En los años ochenta me fui de mi pueblo a la capital. De un sitio en el que apenas llegaban las ofertas de los grandes hipermercados, en donde ni tan siquiera teníamos tiendas de ultramarinos y era habitual que pasaran los vendedores ambulantes de todo tipo de productos (frutas, patatas, pescado...), y hasta el cartero solo llegaba unas veces por semana, pasé a un lugar donde casi a diario el buzón se llenaba de propaganda de lo más variada, y las grandes tiendas y supermercados los tenía a la vuelta de la esquina. Recuerdo que devoraba los catálogos de productos, y lejos de sentir ante la publicidad por correo esa especie de "grima" que le tienen ahora casi todo el mundo, a mí me entusiasmaban. Por desgracia los catálogos de Casio no llegaban a los domicilios, pero sí nos íbamos a buscar catálogos de coches a todos los concesionarios que podía. Seat era la marca más desagradable de todas (de ahí nació el
asco actual que siento por la marca española, todo hay que decirlo), apenas te daban un minúsculo catálogo de su Seat Ronda, y eso de mala gana y a regañadientes. Sin embargo Renault era la mejor, y acabé con una columna inmensa de catálogos de su Renault 11, del Renault 9, del 5, del 20 (mi preferido), del 17...

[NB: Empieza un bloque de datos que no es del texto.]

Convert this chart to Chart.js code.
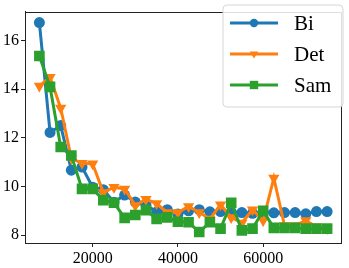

En aquellos tiempos cogía el catálogo y empezaba a mirar qué versión me compraría (me imagino que a todos os ha pasado algo parecido), seleccionando entre motor y acabados. Por regla general acababa eligiendo el más veloz, algo que, obviamente, ahora ya no haría y todos sabemos que hay muchísimas más cosas importantes a la hora de inclinarnos por determinado modelo de coche y que la velocidad no es (ni debe ser) una de las más importante. En realidad es lo que menos importa. Pero obviamente mi mente infantil no lo veía así.